THREE‐DIMENSIONAL CRACK‐SHAPE EFFECTS DURING THE GROWTH OF SMALL SURFACE FATIGUE CRACKS IN A TITANIUM‐BASE ALLOY

Abstract

Abstract— A basic study was performed on the evolution of three‐dimensional shapes of small surface fatigue cracks during fatigue, and the effect of this evolution on small‐crack growth behavior of a titanium‐base alloy. Specifically, the nature and the magnitude of variations in crack aspect ratio, a/c (a is the crack depth and c is the half‐surface crack length), during cyclic crack growth and its impact on growth rates have been studied.
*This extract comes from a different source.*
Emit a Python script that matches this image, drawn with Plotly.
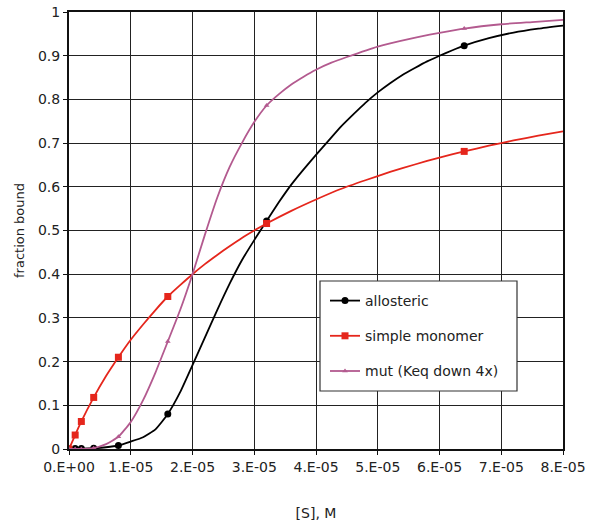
import plotly.graph_objects as go

# ---------------- data ----------------
# marker points (doubling concentrations)
x_mark = [0, 1e-6, 2e-6, 4e-6, 8e-6, 16e-6, 32e-6, 64e-6]
allo_mark = [0, 0.001, 0.001, 0.002, 0.008, 0.080, 0.522, 0.923]
mono_mark = [0, 0.032, 0.063, 0.118, 0.210, 0.349, 0.516, 0.681]
mut_mark = [0, 0.000, 0.000, 0.002, 0.028, 0.246, 0.786, 0.962]

# dense curves
x_allo = [0, 1e-6, 2e-6, 4e-6, 6e-6, 8e-6, 10e-6, 12e-6, 14e-6, 16e-6, 18e-6,
          20e-6, 22e-6, 24e-6, 26e-6, 28e-6, 30e-6, 32e-6, 34e-6, 36e-6,
          38e-6, 40e-6, 42e-6, 44e-6, 46e-6, 48e-6, 50e-6, 52e-6, 54e-6,
          56e-6, 58e-6, 60e-6, 62e-6, 64e-6, 68e-6, 72e-6, 76e-6, 80e-6]
y_allo = [0, 0.001, 0.001, 0.002, 0.004, 0.008, 0.017, 0.027, 0.045, 0.080,
          0.130, 0.192, 0.255, 0.318, 0.378, 0.432, 0.478, 0.522, 0.565,
          0.605, 0.640, 0.673, 0.705, 0.737, 0.765, 0.792, 0.816, 0.837,
          0.856, 0.872, 0.887, 0.900, 0.912, 0.923, 0.940, 0.953, 0.962,
          0.969]

x_mono = [0, 1e-6, 2e-6, 4e-6, 6e-6, 8e-6, 10e-6, 12e-6, 14e-6, 16e-6, 18e-6,
          20e-6, 22e-6, 24e-6, 26e-6, 28e-6, 30e-6, 32e-6, 36e-6, 40e-6,
          44e-6, 48e-6, 52e-6, 56e-6, 60e-6, 64e-6, 68e-6, 72e-6, 76e-6,
          80e-6]
y_mono = [0, 0.032, 0.063, 0.118, 0.167, 0.210, 0.250, 0.285, 0.318, 0.349,
          0.375, 0.400, 0.423, 0.444, 0.464, 0.483, 0.500, 0.516, 0.545,
          0.571, 0.595, 0.615, 0.634, 0.651, 0.667, 0.681, 0.694, 0.706,
          0.717, 0.727]

x_mut = [0, 1e-6, 2e-6, 4e-6, 6e-6, 8e-6, 10e-6, 12e-6, 14e-6, 16e-6, 18e-6,
         20e-6, 22e-6, 24e-6, 26e-6, 28e-6, 30e-6, 32e-6, 34e-6, 36e-6,
         38e-6, 40e-6, 42.5e-6, 45e-6, 50e-6, 55e-6, 60e-6, 64e-6, 70e-6,
         75e-6, 80e-6]
y_mut = [0, 0.000, 0.000, 0.002, 0.011, 0.028, 0.062, 0.112, 0.175, 0.246,
         0.318, 0.400, 0.490, 0.575, 0.645, 0.700, 0.748, 0.786, 0.812,
         0.834, 0.852, 0.868, 0.884, 0.897, 0.921, 0.938, 0.952, 0.962,
         0.972, 0.977, 0.982]

x_ticks = [0, 1e-5, 2e-5, 3e-5, 4e-5, 5e-5, 6e-5, 7e-5, 8e-5]
x_ticktext = ["0.E+00", "1.E-05", "2.E-05", "3.E-05", "4.E-05", "5.E-05",
              "6.E-05", "7.E-05", "8.E-05"]
y_ticks = [0, 0.1, 0.2, 0.3, 0.4, 0.5, 0.6, 0.7, 0.8, 0.9, 1]
y_ticktext = ["0", "0.1", "0.2", "0.3", "0.4", "0.5", "0.6", "0.7", "0.8",
              "0.9", "1"]

names = ["allosteric", "simple monomer", "mut (Keq down 4x)"]

# ---------------- styling ----------------
BLACK = "#000000"
RED = "#e5261c"
MAUVE = "#b35a8f"
FONT = "DejaVu Sans"

series = [
    (names[0], x_allo, y_allo, allo_mark, BLACK, "circle", 7),
    (names[1], x_mono, y_mono, mono_mark, RED, "square", 7),
    (names[2], x_mut, y_mut, mut_mark, MAUVE, "triangle-up", 5),
]

fig = go.Figure()
for i, (name, xs, ys, ym, col, sym, msz) in enumerate(series):
    fig.add_trace(go.Scatter(x=xs, y=ys, mode="lines",
                             line=dict(color=col, width=1.8, shape="spline",
                                       smoothing=0.5),
                             showlegend=False, hoverinfo="skip"))
    fig.add_trace(go.Scatter(x=x_mark, y=ym, mode="markers",
                             marker=dict(color=col, symbol=sym, size=msz),
                             showlegend=False, name=name))
    fig.add_trace(go.Scatter(x=[None], y=[None], mode="lines+markers",
                             line=dict(color=col, width=1.8),
                             marker=dict(color=col, symbol=sym, size=msz),
                             name=name, legendgroup=f"g{i}"))

L, R, T, B = 69, 28, 12, 76
W, H = 591, 525
pw, ph = W - L - R, H - T - B

def px_x(p):
    return (p - L) / pw

def px_y(p):
    return (H - B - p) / ph

fig.add_shape(type="rect", xref="paper", yref="paper",
              x0=px_x(320), x1=px_x(517), y0=px_y(391), y1=px_y(281),
              line=dict(color="#333333", width=1.2), fillcolor="white",
              layer="above")

fig.update_layout(
    width=W, height=H,
    margin=dict(l=L, r=R, t=T, b=B, autoexpand=False),
    paper_bgcolor="white", plot_bgcolor="white",
    font=dict(family=FONT, size=14, color="#222222"),
    showlegend=True,
    legend=dict(x=px_x(325), y=px_y(285), xanchor="left", yanchor="top",
                bgcolor="rgba(0,0,0,0)", borderwidth=0,
                tracegroupgap=14, font=dict(family=FONT, size=14,
                                            color="#222222")),
    xaxis=dict(range=[0, 8e-5], tickvals=x_ticks, ticktext=x_ticktext,
               automargin=False,
               showgrid=True, gridcolor="#222222", gridwidth=1,
               zeroline=False, showline=True, linecolor="#111111",
               linewidth=2, mirror=True, ticks="outside", ticklen=4,
               tickcolor="#111111",
               title=dict(text="[S], M", standoff=34,
                          font=dict(family=FONT, size=14))),
    yaxis=dict(range=[0, 1], tickvals=y_ticks, ticktext=y_ticktext,
               automargin=False,
               showgrid=True, gridcolor="#222222", gridwidth=1,
               zeroline=False, showline=True, linecolor="#111111",
               linewidth=2, mirror=True, ticks="outside", ticklen=4,
               tickcolor="#111111",
               title=dict(text="fraction bound", standoff=10,
                          font=dict(family=FONT, size=13))),
)

fig.write_html("out.html")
Experiments were performed on naturally initiated micro‐cracks in a microstructure consisting of equiaxed primary‐α₂ phase in a Widmanstätten (transformed β) matrix. Several cracks under stress ratio (R) levels of 0.1 and −1, were studied. A specialized experimental system, consisting of a laser interferometer (to measure precisely the small‐crack surface displacements), and a photo microscope (to automatically and continuously photograph the fatigue micro‐cracks) was employed in the study. Apparent aspect ratios of surface cracks were calculated from the compliance response and the surface crack length data as a function of fatigue cycles. These data enabled accurate calculations of growth rates at the surface crack tip as well as the tip at depth in the bulk over the entire crack growth period, thus giving an insight into the crack growth process. Measurements of closure levels of small cracks were also performed and were used to partly account for the differences in growth rates. In the comparisons of small‐crack growth data with the large‐crack data, surface growth rates correlated relatively well with the large‐crack data. Growth rates at depth exhibited large variations due to the irregularity of crack fronts at this location, and these rates deviated significantly from the large‐crack behavior. Additionally, these growth rates varied between different cracks. An attempt was made to rationalize these observations in terms of the effects of inhomogeneities present in the microstructure.